The basic premise is straightforward, and not that unusual. You have an area (your "planet") and a ship. The goal of the game is to develop your planet by adding cards to it that produce and manipulate various goods, and then ship those goods to other players' planets in exchange for victory points. Pretty standard, really. The game takes exactly half an hour to play (it comes with a CD with a music accompaniment and countdown, if you want).

The twist is in the action mechanism. Most cards have an action, something that they do. In order to use this action, you take one of your two sandtimers, flip it over and place it on the card. When it runs out, you can use that card. If you want to move your ship, you move it and place a sandtimer on/next to it. When it runs out, your ship has arrived. If you want to build a new card, you place the timer on it, etc. etc. The timers take about a minute to run out.

In the beginning of the game, everyone only has a few possible actions. So it's "flip, flip, wait. flip, flip, wait." But as things progress, the sceonds you take to consider your next move put you out of sync with the other players. Pretty soon, there's stuff going on all around, and those minutes will start to fly by. Except when they crawl, as you desperately shout, "Come on!" at your ship in the hopes of getting it to a destination before someone else can get there or the half hour runs out.

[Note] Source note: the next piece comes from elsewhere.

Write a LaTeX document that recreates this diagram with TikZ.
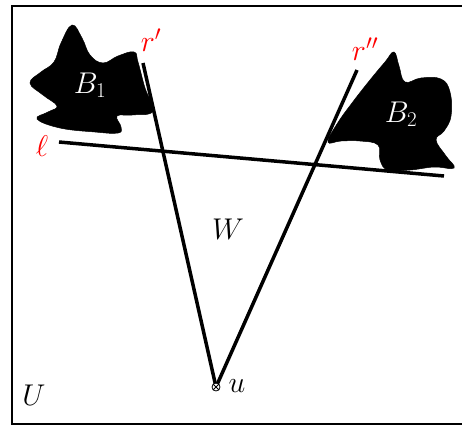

It's a weird game. It was fun, but the rules were kind of poorly translated, so it was halfway through the game before anyone really knew what they were doing, and there were a couple of details we didn't get at all until after we stopped and went back to the rulebook. The sandtimers were also a little flimsy, so they got knocked over occasionally. The owner of the game had also taken the trouble to mark them in pairs, which make it a lot easier to tell who owned each one. Ultimately, it fits neatly for me (as do so many games) into that category of "play again, but not spend any money on."